Protect Your Pet if You Become Unable to Care for Them

By Camp Bow Wow

 

Pet owners agree — we love our precious pups. Furry family members are important to those who live alone, and especially those in their senior years. In fact, according to senioradvisor.com, 43% of senior adults own pets. Unfortunately, health problems are a concern associated with aging. Hospital stays, physical decline, unexpected death, all lead to the need for a contingency plan to care for your canine companion should the unexpected arise.

 

Take the time to provide for your precious pup and prevent his being shuttled to a shelter in your absence. Make sure to post your information in a place where emergency personnel will find it – both at home and in a card in your wallet.

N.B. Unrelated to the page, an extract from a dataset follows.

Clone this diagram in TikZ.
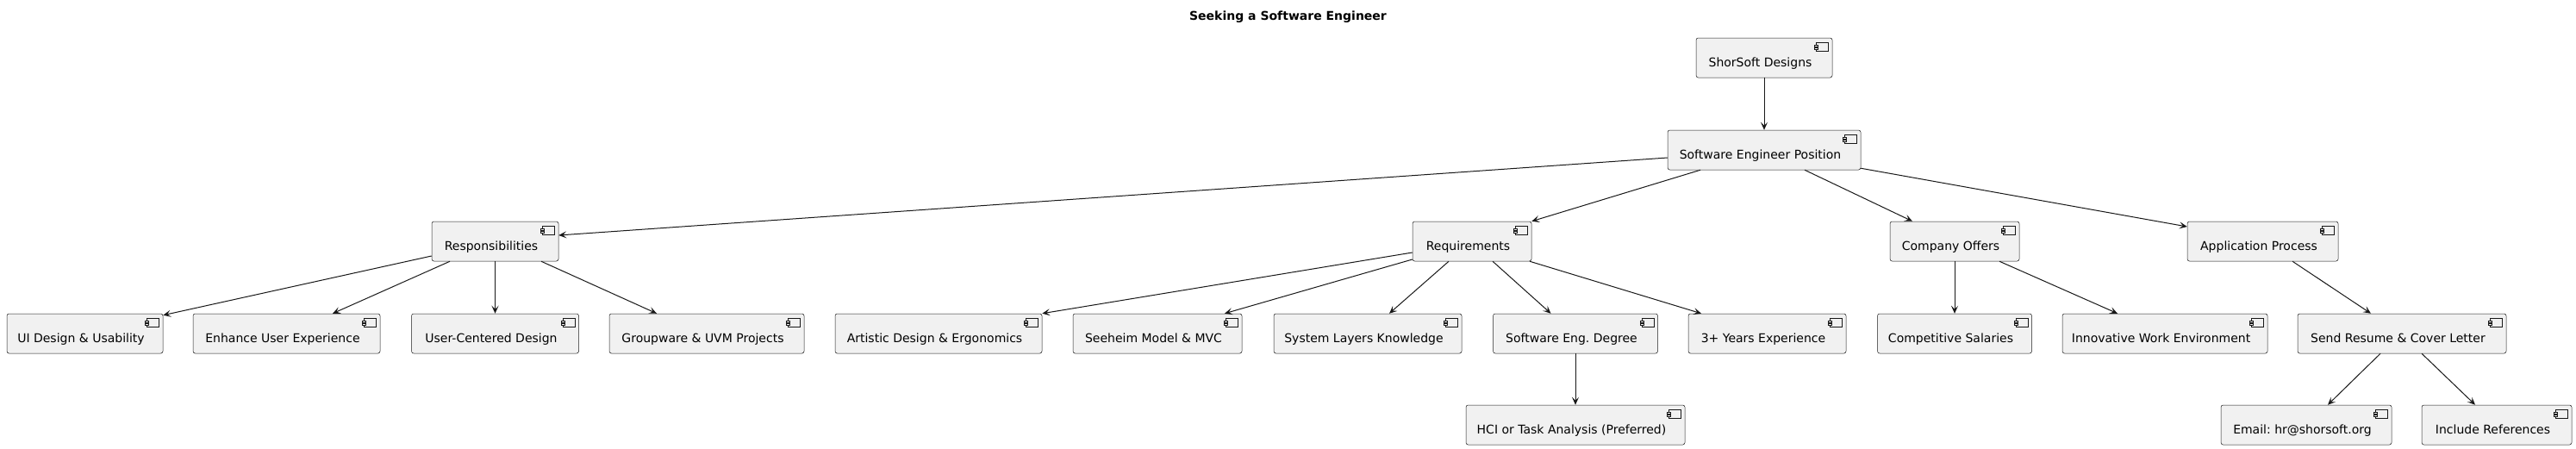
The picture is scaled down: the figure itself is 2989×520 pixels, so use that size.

In the short term, boarding at the kennel where Fido is familiar will provide continuity and comfort. Don’t forget to think about how he’ll get there. Be sure your plan includes enlisting a friend, family member or neighbor who knows where to go and agrees to transport your pup if you are unable.

 

Think through the things your pup needs to ensure a smooth transition, whether to the kennel or that trusted person’s home. Do they have a special bed, blanket or toy? Make sure Fido’s caregiver knows how/what to feed him and his medical routine.

 

This person might be the one who’d agree to rehome Fido in the event of your death. Think carefully about who might be the best fit for your pup. Are they responsible? Is their home environment conducive to your pup’s temperament? You should plan to leave Fido’s future parents funds to cover the financial burden of assuming his care. To determine the amount, consider the cost of food, veterinarian bills, grooming, medicines, toys, treats and burial. Don’t forget about a backup and last-resort option, such as a sanctuary, pet retirement home, or service that finds loving homes for orphaned pets. 

For peace of mind, it’s wise to consider drawing up some legal documents stating your wishes and designating your pet’s guardians. Notify all beneficiaries of your estate of the arrangement so there are no squabbles about who actually keeps your pup. 

Pets can be provided for through wills, trusts, or even noted on simple legal documents easily found on the internet. Consider a DIY Pet Protection Agreement available through LegalZoom.  The document will allow you to name a caregiver and set aside money to cover Fido’s expenses. This agreement applies whether you die or just become ill. Other resources, especially short-term: Meals on Wheels offers pet support, and local shelters may know families willing to help. There’s even a hospital foster program called PACT that you can find online.

Be prepared. We never know what’s around the next corner. Don’t leave your pup’s provision to chance.